## OBJECTIVE
Write out the full listing again, exactly as it stands.

## PROVIDED MATERIAL
>>

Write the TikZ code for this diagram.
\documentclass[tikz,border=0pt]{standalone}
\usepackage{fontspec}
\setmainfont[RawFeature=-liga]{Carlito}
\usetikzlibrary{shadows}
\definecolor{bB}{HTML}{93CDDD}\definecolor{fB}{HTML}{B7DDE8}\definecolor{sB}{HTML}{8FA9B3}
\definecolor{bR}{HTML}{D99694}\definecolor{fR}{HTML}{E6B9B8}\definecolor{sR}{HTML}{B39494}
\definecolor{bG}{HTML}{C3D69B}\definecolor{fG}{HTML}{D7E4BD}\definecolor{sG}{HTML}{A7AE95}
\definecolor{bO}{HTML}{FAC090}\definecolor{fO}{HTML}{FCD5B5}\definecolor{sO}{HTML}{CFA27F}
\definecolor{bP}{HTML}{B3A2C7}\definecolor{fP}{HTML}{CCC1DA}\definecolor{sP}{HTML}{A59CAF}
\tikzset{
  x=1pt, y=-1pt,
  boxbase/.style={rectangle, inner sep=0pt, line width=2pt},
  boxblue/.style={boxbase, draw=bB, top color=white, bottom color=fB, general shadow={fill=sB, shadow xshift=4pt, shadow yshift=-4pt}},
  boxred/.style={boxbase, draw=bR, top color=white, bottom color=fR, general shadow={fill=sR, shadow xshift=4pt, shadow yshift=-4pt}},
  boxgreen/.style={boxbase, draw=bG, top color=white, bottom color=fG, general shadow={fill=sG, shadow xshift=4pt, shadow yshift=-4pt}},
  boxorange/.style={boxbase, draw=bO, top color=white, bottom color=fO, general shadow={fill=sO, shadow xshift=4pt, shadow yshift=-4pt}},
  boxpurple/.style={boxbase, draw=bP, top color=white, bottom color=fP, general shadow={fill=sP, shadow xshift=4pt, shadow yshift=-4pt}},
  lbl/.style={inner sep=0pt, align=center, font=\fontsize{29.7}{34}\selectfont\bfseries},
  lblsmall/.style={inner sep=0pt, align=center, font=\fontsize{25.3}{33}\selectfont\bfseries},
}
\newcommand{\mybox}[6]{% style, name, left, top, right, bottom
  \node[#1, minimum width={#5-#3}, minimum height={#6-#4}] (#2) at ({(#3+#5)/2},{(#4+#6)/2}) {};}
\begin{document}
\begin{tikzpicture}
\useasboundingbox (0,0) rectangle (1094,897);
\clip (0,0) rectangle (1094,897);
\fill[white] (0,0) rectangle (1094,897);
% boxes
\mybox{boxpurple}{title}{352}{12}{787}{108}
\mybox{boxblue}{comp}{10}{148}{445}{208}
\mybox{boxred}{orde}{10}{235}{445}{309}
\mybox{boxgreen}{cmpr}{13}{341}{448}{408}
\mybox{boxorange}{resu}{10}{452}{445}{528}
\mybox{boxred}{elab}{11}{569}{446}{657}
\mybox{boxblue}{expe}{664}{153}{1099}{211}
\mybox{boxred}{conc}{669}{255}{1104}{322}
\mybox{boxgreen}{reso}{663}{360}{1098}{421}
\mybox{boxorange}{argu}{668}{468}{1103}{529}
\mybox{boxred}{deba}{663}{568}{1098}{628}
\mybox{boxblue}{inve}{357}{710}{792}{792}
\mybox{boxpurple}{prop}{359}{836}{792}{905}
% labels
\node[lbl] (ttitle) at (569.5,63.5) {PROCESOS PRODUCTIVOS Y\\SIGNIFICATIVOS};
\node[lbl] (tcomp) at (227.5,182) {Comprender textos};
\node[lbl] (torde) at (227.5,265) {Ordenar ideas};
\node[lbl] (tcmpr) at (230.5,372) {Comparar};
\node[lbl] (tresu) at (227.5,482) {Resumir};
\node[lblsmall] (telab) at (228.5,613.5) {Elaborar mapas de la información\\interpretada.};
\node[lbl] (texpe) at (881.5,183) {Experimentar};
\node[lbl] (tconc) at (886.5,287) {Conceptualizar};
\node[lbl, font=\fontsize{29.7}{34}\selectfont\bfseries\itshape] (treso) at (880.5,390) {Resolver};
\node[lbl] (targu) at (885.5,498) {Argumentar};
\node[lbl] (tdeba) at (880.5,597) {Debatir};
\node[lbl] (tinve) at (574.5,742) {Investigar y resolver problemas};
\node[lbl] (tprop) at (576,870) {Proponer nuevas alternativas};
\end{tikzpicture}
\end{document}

<<

## SOLUTION TO THE PROBLEM
Write the TikZ code for this diagram.
\documentclass[tikz,border=0pt]{standalone}
\usepackage{fontspec}
\setmainfont[RawFeature=-liga]{Carlito}
\usetikzlibrary{shadows}
\definecolor{bB}{HTML}{93CDDD}\definecolor{fB}{HTML}{B7DDE8}\definecolor{sB}{HTML}{8FA9B3}
\definecolor{bR}{HTML}{D99694}\definecolor{fR}{HTML}{E6B9B8}\definecolor{sR}{HTML}{B39494}
\definecolor{bG}{HTML}{C3D69B}\definecolor{fG}{HTML}{D7E4BD}\definecolor{sG}{HTML}{A7AE95}
\definecolor{bO}{HTML}{FAC090}\definecolor{fO}{HTML}{FCD5B5}\definecolor{sO}{HTML}{CFA27F}
\definecolor{bP}{HTML}{B3A2C7}\definecolor{fP}{HTML}{CCC1DA}\definecolor{sP}{HTML}{A59CAF}
\tikzset{
  x=1pt, y=-1pt,
  boxbase/.style={rectangle, inner sep=0pt, line width=2pt},
  boxblue/.style={boxbase, draw=bB, top color=white, bottom color=fB, general shadow={fill=sB, shadow xshift=4pt, shadow yshift=-4pt}},
  boxred/.style={boxbase, draw=bR, top color=white, bottom color=fR, general shadow={fill=sR, shadow xshift=4pt, shadow yshift=-4pt}},
  boxgreen/.style={boxbase, draw=bG, top color=white, bottom color=fG, general shadow={fill=sG, shadow xshift=4pt, shadow yshift=-4pt}},
  boxorange/.style={boxbase, draw=bO, top color=white, bottom color=fO, general shadow={fill=sO, shadow xshift=4pt, shadow yshift=-4pt}},
  boxpurple/.style={boxbase, draw=bP, top color=white, bottom color=fP, general shadow={fill=sP, shadow xshift=4pt, shadow yshift=-4pt}},
  lbl/.style={inner sep=0pt, align=center, font=\fontsize{29.7}{34}\selectfont\bfseries},
  lblsmall/.style={inner sep=0pt, align=center, font=\fontsize{25.3}{33}\selectfont\bfseries},
}
\newcommand{\mybox}[6]{% style, name, left, top, right, bottom
  \node[#1, minimum width={#5-#3}, minimum height={#6-#4}] (#2) at ({(#3+#5)/2},{(#4+#6)/2}) {};}
\begin{document}
\begin{tikzpicture}
\useasboundingbox (0,0) rectangle (1094,897);
\clip (0,0) rectangle (1094,897);
\fill[white] (0,0) rectangle (1094,897);
% boxes
\mybox{boxpurple}{title}{352}{12}{787}{108}
\mybox{boxblue}{comp}{10}{148}{445}{208}
\mybox{boxred}{orde}{10}{235}{445}{309}
\mybox{boxgreen}{cmpr}{13}{341}{448}{408}
\mybox{boxorange}{resu}{10}{452}{445}{528}
\mybox{boxred}{elab}{11}{569}{446}{657}
\mybox{boxblue}{expe}{664}{153}{1099}{211}
\mybox{boxred}{conc}{669}{255}{1104}{322}
\mybox{boxgreen}{reso}{663}{360}{1098}{421}
\mybox{boxorange}{argu}{668}{468}{1103}{529}
\mybox{boxred}{deba}{663}{568}{1098}{628}
\mybox{boxblue}{inve}{357}{710}{792}{792}
\mybox{boxpurple}{prop}{359}{836}{792}{905}
% labels
\node[lbl] (ttitle) at (569.5,63.5) {PROCESOS PRODUCTIVOS Y\\SIGNIFICATIVOS};
\node[lbl] (tcomp) at (227.5,182) {Comprender textos};
\node[lbl] (torde) at (227.5,265) {Ordenar ideas};
\node[lbl] (tcmpr) at (230.5,372) {Comparar};
\node[lbl] (tresu) at (227.5,482) {Resumir};
\node[lblsmall] (telab) at (228.5,613.5) {Elaborar mapas de la información\\interpretada.};
\node[lbl] (texpe) at (881.5,183) {Experimentar};
\node[lbl] (tconc) at (886.5,287) {Conceptualizar};
\node[lbl, font=\fontsize{29.7}{34}\selectfont\bfseries\itshape] (treso) at (880.5,390) {Resolver};
\node[lbl] (targu) at (885.5,498) {Argumentar};
\node[lbl] (tdeba) at (880.5,597) {Debatir};
\node[lbl] (tinve) at (574.5,742) {Investigar y resolver problemas};
\node[lbl] (tprop) at (576,870) {Proponer nuevas alternativas};
\end{tikzpicture}
\end{document}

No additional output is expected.